Re:Bull by poliopteragriseoapte · 2009-03-11 16:03 · Score: 2, Insightful

I think it is a brilliant idea to write less frequently to disk, and even 10 mins would not be bad. Much easier on power consumption, the drive can spin off, less wear on flash memory, etc. Coders who forget to positively flush critical data are just asking for problems. After all, what is the difference between 5 secs and 120 secs? Just 24 times. And if disaster can strike with high probability p, then p/24 is notmuch better.
Re:Bull by russotto · 2009-03-11 16:25 · Score: 3, Insightful

It is a KDE issue. Only userland knows which data is critical.

Data that userland applications WRITES TO DISK is critical. If the filesystem takes its sweet time about actually doing the write, it's not the application's fault. And no, calling fsync() or fdatasync() constantly is no good, because that really does make your performance poor.
Re:Bull by amirulbahr · 2009-03-11 16:30 · Score: 2, Informative

They are referring to the case when the system isn't shut down cleanly. This means a kernel crash or a power outage. What is your point exactly? Seriously, and I really am doing my best to hold back on the personal insults (even when you something as annoying as "And calm down !!"), what is so difficult that you fail to comprehend what the real issue being discussed here is?
Re:Bull by DigiShaman · 2009-03-11 16:33 · Score: 4, Insightful

Apparently, Microsoft and Intel don't think so.
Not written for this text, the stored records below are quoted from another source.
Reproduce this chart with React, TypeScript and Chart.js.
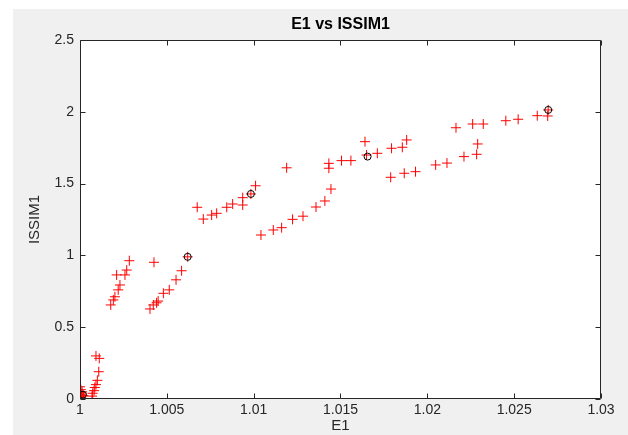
import { useEffect, useRef } from "react";
import { Chart, registerables } from "chart.js";

Chart.register(...registerables);

const e1Values = [
  1.0, 1.00005, 1.0, 1.0001, 1.00005, 1.0, 1.0002, 1.00012, 1.00003, 1.00008,
  1.00092, 1.00111, 1.00108, 1.001, 1.00092, 1.00085, 1.00081, 1.00073, 1.00069,
  1.00177, 1.00192, 1.00201, 1.0022, 1.0023, 1.00211, 1.00259, 1.00269, 1.00284, 1.00426,
  1.00403, 1.00422, 1.00441, 1.0045, 1.0048, 1.00514, 1.00553, 1.00585, 1.0062,
  1.00675, 1.0071, 1.00758, 1.00787, 1.00845, 1.00879, 1.00937, 1.00937, 1.00984, 1.01011, 1.0119,
  1.01042, 1.01113, 1.01161, 1.01224, 1.01284, 1.01359, 1.0141, 1.01445, 1.01433, 1.01433,
  1.01506, 1.0156, 1.01641, 1.0165, 1.01712, 1.01794, 1.01856, 1.01881,
  1.01789, 1.01867, 1.01932, 1.02048, 1.02113, 1.02211, 1.02284, 1.0229, 1.02165, 1.02261,
  1.02322, 1.02452, 1.02523, 1.02633, 1.02693, 1.02696,
];
const issimValues = [
  0.085, 0.065, 0.045, 0.035, 0.02, 0.01, 0.025, 0.05, 0.03, 0.015,
  0.3, 0.283, 0.19, 0.13, 0.1, 0.08, 0.058, 0.04, 0.02,
  0.655, 0.69, 0.712, 0.76, 0.794, 0.864, 0.864, 0.898, 0.963, 0.952,
  0.627, 0.655, 0.67, 0.682, 0.736, 0.76, 0.83, 0.893, 0.99,
  1.335, 1.253, 1.281, 1.293, 1.335, 1.358, 1.402, 1.351, 1.428, 1.485, 1.61,
  1.142, 1.177, 1.193, 1.251, 1.273, 1.337, 1.379, 1.462, 1.641, 1.607,
  1.66, 1.66, 1.792, 1.699, 1.711, 1.746, 1.753, 1.804,
  1.544, 1.572, 1.583, 1.63, 1.643, 1.688, 1.704, 1.776, 1.889, 1.915,
  1.915, 1.938, 1.948, 1.973, 1.971, 2.013,
];
const circleE1 = [1.00017, 1.0062, 1.00984, 1.01656, 1.02696];
const circleIssim = [0.03, 0.99, 1.428, 1.688, 2.013];

const xTickValues = [1, 1.005, 1.01, 1.015, 1.02, 1.025, 1.03];
const xTickLabels = ["1", "1.005", "1.01", "1.015", "1.02", "1.025", "1.03"];
const yTickValues = [0, 0.5, 1, 1.5, 2, 2.5];
const yTickLabels = ["0", "0.5", "1", "1.5", "2", "2.5"];

const titleText = "E1 vs ISSIM1";
const xTitle = "E1";
const yTitle = "ISSIM1";

const FONT = "'Liberation Sans', Arial, Helvetica, sans-serif";
const AXIS_COLOR = "#262626";

function lookup(values: number[], labels: string[], v: number) {
  for (let i = 0; i < values.length; i++) {
    if (Math.abs(values[i] - v) < 1e-9) return labels[i];
  }
  return "";
}

const framePlugin = {
  id: "matlabFrame",
  beforeDraw(chart: any) {
    const { ctx, chartArea } = chart;
    ctx.save();
    ctx.fillStyle = "#ffffff";
    ctx.fillRect(chartArea.left, chartArea.top, chartArea.right - chartArea.left, chartArea.bottom - chartArea.top);
    ctx.restore();
  },
  afterDraw(chart: any) {
    const { ctx, chartArea } = chart;
    const xs = chart.scales.x;
    const ys = chart.scales.y;
    const L = Math.round(chartArea.left) + 0.5;
    const R = Math.round(chartArea.right) - 0.5;
    const T = Math.round(chartArea.top) + 0.5;
    const B = Math.round(chartArea.bottom) - 0.5;
    ctx.save();
    ctx.strokeStyle = AXIS_COLOR;
    ctx.lineWidth = 1;
    ctx.beginPath();
    ctx.rect(L, T, R - L, B - T);
    const tl = 5;
    xTickValues.forEach((v) => {
      const px = Math.round(xs.getPixelForValue(v)) + 0.5;
      ctx.moveTo(px, B);
      ctx.lineTo(px, B - tl);
      ctx.moveTo(px, T);
      ctx.lineTo(px, T + tl);
    });
    yTickValues.forEach((v) => {
      const py = Math.round(ys.getPixelForValue(v)) + 0.5;
      ctx.moveTo(L, py);
      ctx.lineTo(L + tl, py);
      ctx.moveTo(R, py);
      ctx.lineTo(R - tl, py);
    });
    ctx.stroke();

    const cx = (chartArea.left + chartArea.right) / 2;
    const cy = (chartArea.top + chartArea.bottom) / 2;
    ctx.textAlign = "center";
    ctx.textBaseline = "middle";
    ctx.fillStyle = "#000000";
    ctx.font = `bold 16px ${FONT}`;
    ctx.fillText(titleText, cx, 25);
    ctx.fillStyle = AXIS_COLOR;
    ctx.font = `15px ${FONT}`;
    ctx.fillText(xTitle, cx, 426);
    ctx.translate(35, cy);
    ctx.rotate(-Math.PI / 2);
    ctx.fillText(yTitle, 0, 0);
    ctx.restore();
  },
};

export default function App() {
  const canvasRef = useRef<HTMLCanvasElement | null>(null);

  useEffect(() => {
    if (!canvasRef.current) return;
    const points = e1Values.map((x, i) => ({ x, y: issimValues[i] }));
    const circles = circleE1.map((x, i) => ({ x, y: circleIssim[i] }));
    const chart = new Chart(canvasRef.current, {
      type: "scatter",
      data: {
        datasets: [
          {
            data: circles,
            pointStyle: "circle",
            pointRadius: 3.5,
            pointBorderWidth: 1,
            borderColor: "#000000",
            backgroundColor: "rgba(0,0,0,0)",
            pointBackgroundColor: "rgba(0,0,0,0)",
            pointBorderColor: "#000000",
          } as any,
          {
            data: points,
            pointStyle: "cross",
            pointRadius: 5,
            pointBorderWidth: 1,
            borderColor: "#ff0000",
            pointBorderColor: "#ff0000",
            backgroundColor: "#ff0000",
          } as any,
        ],
      },
      options: {
        animation: false,
        responsive: false,
        maintainAspectRatio: false,
        events: [],
        layout: { padding: { left: 0, right: 27, top: 40, bottom: 0 } },
        plugins: {
          legend: { display: false },
          tooltip: { enabled: false },
          title: { display: false },
        },
        scales: {
          x: {
            type: "linear",
            position: "bottom",
            min: 1,
            max: 1.03,
            grid: { display: false, drawTicks: false },
            border: { display: false },
            afterBuildTicks: (s: any) => {
              s.ticks = xTickValues.map((value) => ({ value }));
            },
            afterFit: (s: any) => {
              s.height = 36;
            },
            ticks: {
              padding: 3,
              color: AXIS_COLOR,
              font: { size: 14, family: FONT },
              maxRotation: 0,
              autoSkip: false,
              callback: (v: any) => lookup(xTickValues, xTickLabels, Number(v)),
            },
          },
          y: {
            type: "linear",
            position: "left",
            min: 0,
            max: 2.5,
            grid: { display: false, drawTicks: false },
            border: { display: false },
            afterBuildTicks: (s: any) => {
              s.ticks = yTickValues.map((value) => ({ value }));
            },
            afterFit: (s: any) => {
              s.width = 80;
            },
            ticks: {
              padding: 6,
              color: AXIS_COLOR,
              font: { size: 14, family: FONT },
              autoSkip: false,
              callback: (v: any) => lookup(yTickValues, yTickLabels, Number(v)),
            },
          },
        },
      },
      plugins: [framePlugin],
    });
    return () => chart.destroy();
  }, []);

  return (
    <div style={{ position: "absolute", left: 0, top: 0, width: 628, height: 435, background: "#ffffff", overflow: "hidden" }}>
      <div style={{ position: "absolute", left: 13, top: 9, right: 0, bottom: 0, background: "#f0f0f0" }} />
      <canvas
        ref={canvasRef}
        width={628}
        height={435}
        style={{ position: "absolute", left: 0, top: 0, width: 628, height: 435, display: "block" }}
      />
    </div>
  );
}
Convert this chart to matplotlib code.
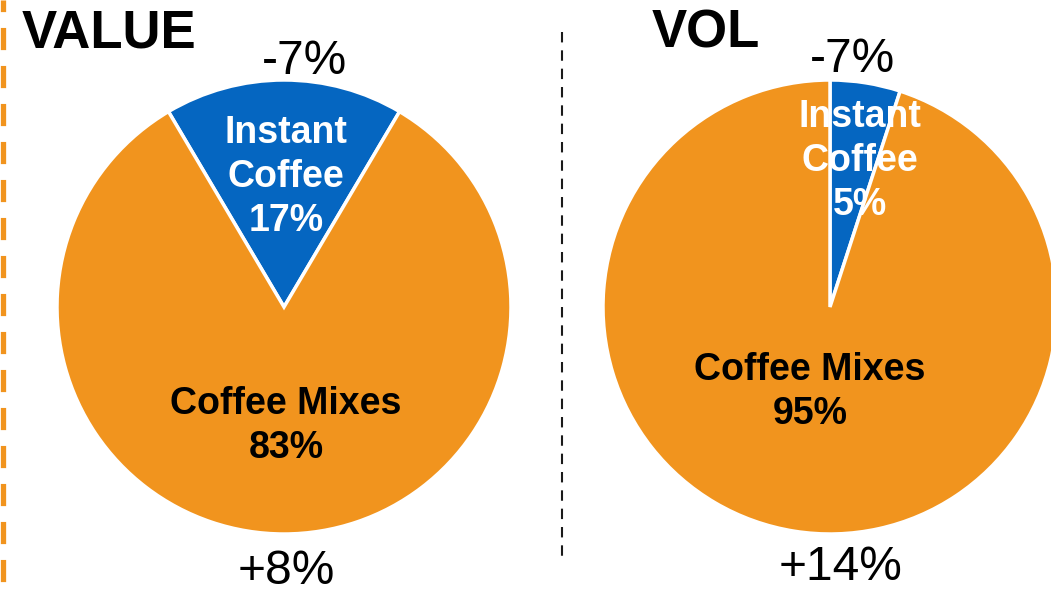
import matplotlib

matplotlib.use("Agg")
import matplotlib.pyplot as plt

plt.rcParams["font.family"] = ["Liberation Sans", "DejaVu Sans"]

segments = ["Instant Coffee", "Coffee Mixes"]
value_share = [17, 83]
vol_share = [5, 95]
value_growth = ["-7%", "+8%"]
vol_growth = ["-7%", "+14%"]

BLUE = "#0566C1"
ORANGE = "#F1941E"
H = 593

fig = plt.figure(figsize=(10.51, 5.93), dpi=100)
ax = fig.add_axes([0, 0, 1, 1])

# pies in pixel coordinates (y measured upward)
ax.pie(value_share, center=(284, H - 307), radius=227,
       startangle=90 + value_share[0] * 3.6 / 2, counterclock=False,
       colors=[BLUE, ORANGE], wedgeprops=dict(edgecolor="white", linewidth=2.5))
ax.pie(vol_share, center=(830, H - 307), radius=227,
       startangle=90, counterclock=False,
       colors=[BLUE, ORANGE], wedgeprops=dict(edgecolor="white", linewidth=2.5))

ax.set_xlim(0, 1051)
ax.set_ylim(0, H)
ax.set_aspect("auto")
ax.axis("off")

# titles
ax.text(22, H - 34, "VALUE", fontsize=38, fontweight="bold", ha="left", va="center")
ax.text(652, H - 34, "VOL", fontsize=38, fontweight="bold", ha="left", va="center")

# growth labels
ax.text(304, H - 61, value_growth[0], fontsize=34.5, ha="center", va="center")
ax.text(286, H - 571, value_growth[1], fontsize=34.5, ha="center", va="center")
ax.text(853, H - 60, vol_growth[0], fontsize=34.5, ha="center", va="center")
ax.text(841, H - 568, vol_growth[1], fontsize=34.5, ha="center", va="center")

# slice labels
lab = dict(fontsize=27, fontweight="bold", ha="center", va="center", linespacing=1.3)
ax.text(286, H - 177, f"Instant\nCoffee\n{value_share[0]}%", color="white", **lab)
ax.text(286, H - 426, f"Coffee Mixes\n{value_share[1]}%", color="black", **lab)
ax.text(860, H - 161, f"Instant\nCoffee\n{vol_share[0]}%", color="white", **lab)
ax.text(810, H - 392, f"Coffee Mixes\n{vol_share[1]}%", color="black", **lab)

# separators
ax.plot([2.5, 2.5], [H, 0], color=ORANGE, linewidth=3.8, linestyle=(2, (4.2, 3.0)),
        solid_capstyle="butt", dash_capstyle="butt")
ax.plot([561.5, 561.5], [H - 32, H - 561], color="#1a1a1a", linewidth=1.5,
        linestyle=(0, (5, 3.8)), dash_capstyle="butt")

fig.savefig("out.png", dpi=100)
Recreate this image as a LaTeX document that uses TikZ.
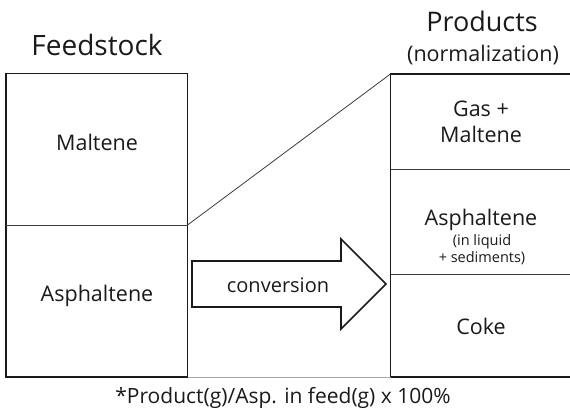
\documentclass[tikz,border=0pt]{standalone}
\usepackage{fontspec}
\setmainfont{Open Sans}
\usetikzlibrary{positioning}
\definecolor{ink}{HTML}{1A1A1A}

\begin{document}
\begin{tikzpicture}[x=1pt,y=-1pt,font=\fontsize{21.5}{25}\selectfont,line join=miter]
  \tikzset{frame/.style={draw=ink,line width=1.7pt,inner sep=0pt,outer sep=0pt},
    divider/.style={draw=ink!85,line width=0.8pt},
    label/.style={align=center,text=ink,inner sep=0pt}}
  \useasboundingbox (0,0) rectangle (570,412);
  % boxes
  \node[frame,minimum width=181.5pt,minimum height=303.5pt] (feed) at (96.75,225.25) {};
  \node[frame,minimum width=184pt,minimum height=303pt] (prod) at (482.5,225.5) {};
  \coordinate (feedcut) at (187.5,225);
  \draw[divider] (feed.west |- feedcut) -- (feedcut);
  \foreach \y in {169,274}{\draw[divider] (prod.west |- 0,\y) -- (prod.east |- 0,\y);}
  \draw[divider] (feedcut) -- (prod.north west);
  \draw[gray!70,line width=0.7pt] (feed.south east) -- (prod.south west);
  % conversion arrow
  \draw[ink,line width=1.6pt] (192,261) -- (341,261) -- (341,239) -- (386,284) -- (341,329) -- (341,307) -- (192,307) -- cycle;
  \node[label,font=\fontsize{20}{24}\selectfont] (conv) at (278,285) {conversion};
  % titles
  \node[label,font=\fontsize{28}{32}\selectfont] (feedtitle) at (97,45) {Feedstock};
  \node[label,font=\fontsize{27}{30}\selectfont] (prodtitle) at (482,21) {Products};
  \node[label,font=\fontsize{21.5}{25}\selectfont] (norm) at (483,55) {(normalization)};
  % cell labels
  \node[label] (malt) at (97,142) {Maltene};
  \node[label] (asph) at (97,296) {Asphaltene};
  \node[label,font=\fontsize{21.5}{26}\selectfont] (gas) at (481,122) {Gas +\\Maltene};
  \node[label] (asphp) at (481,220) {Asphaltene};
  \node[label,font=\fontsize{14.5}{17}\selectfont] (sedi) at (482,250) {(in liquid\\+ sediments)};
  \node[label] (coke) at (481,326) {Coke};
  \node[label,font=\fontsize{21}{24}\selectfont] (note) at (283,398) {*Product(g)/Asp. in feed(g) x 100\%};
\end{tikzpicture}
\end{document}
You can enable write-caching in both the device manager (volume) and Intel's Matrix Storage Manager (RAID), but they will both provide respective warnings about doing so when not connected to a UPS.
Granted. Write-back caching is independent of the file system in use. However, both are based on the idea "writing" the data, just not committing until a later period. It's a trade off that can be put on a sliding scale. The more often you commit the data, the less chance of data loss at the expense of performance. The less often you commit the data, the greater your chances are of data loss. Your performance improves however. The key is finding that optimum balance that suits your needs.

--
Life is not for the lazy.
Re:Bull by mysidia · 2009-03-11 17:31 · Score: 2, Informative

5 seconds might reduce the probability of problems, but it doesn't make the assumption a non-bug.
That's like saying if my code has a buffer overflow in it, but if it's only by 5 bytes, everything's ok, whereas if it's by 150 bytes, I should panic...
One way to test if your argument makes sense is to extend it to absurdity.
And the result has absolutely no bearing on the issue. Extending 5 seconds to infinity is nothing like extending 5 seconds to 150 seconds.
If this was done, the FS would (sooner or later) have to ignore fsync totally and re-assert control of commits in order to achieve any reasonable performance.
On some systems you may actually find this to be the case. On certain kernels, certain hard drives had write cache, and sync() would not force the drive itself to flush its own cache, data could be in there for minutes, to be lost in the event of an untimely power failure..
Most applications handle this reasonably; maintain transactional integrity, and sync() when it is critical that a write finish on a timely basis, and in event of a crash, revert to the last 'good' state.
Transactional database software like PostgreSQL are exceptional at this, and they do use sync.
If you have a lot of critical data, the right place to put it is in a DBM, that will handle and manage syncing correctly and optimally for the OS.
If you have small amounts of critical data, then you write them to flatfiles, and sync. The small size of the files, and the small number of writes you do to them will make performance a non-issue.
Maintaining integrity of critical data requires a lot more than a good filesystem, and the ability to ensure data is sync'ed to disk.
Because even 5 seconds is non-zero, which is all the time in the world, if you leave the files on disk such that they would be corrupt or inconsistent (should the system crash at that moment)
Filesystems don't and never did totally relieve application developers of having to worry about what might (or might not) be written to disk by the OS.
Certainly it's unreasonable they make particular assumptions about the exact nature of the duration it takes, since there are so many filesystems available, including some unusual ones like NFS.
(void)sleep(5); after a write is not, and never was a substitute for fsync(); for assuring data is written before writing more.
Re:Bull by 7+digits · 2009-03-11 22:16 · Score: 2, Insightful

> I agree. This is not way to treat startup-critical configuration files.
This is bull. Most files are critical to someone. This would means that most processes that write data must use fsync.
Are you arguing that cp should use fsync for every file it copies ? In that case, you'd better tell the maintainers of coreutils-7.1, because copy_internal (used by cp.c) does not. (And you'll be laughted at)
So, right, now, on ext4, the sequence:
> cp /disk1/file1.data /disk2/file1.data
wait a few seconds
> rm /disk1/file1.data
crash
will probably cause the file to be lost. That you choose to blame it on cp is funny, but most of the rest of the world will blame it on ext4.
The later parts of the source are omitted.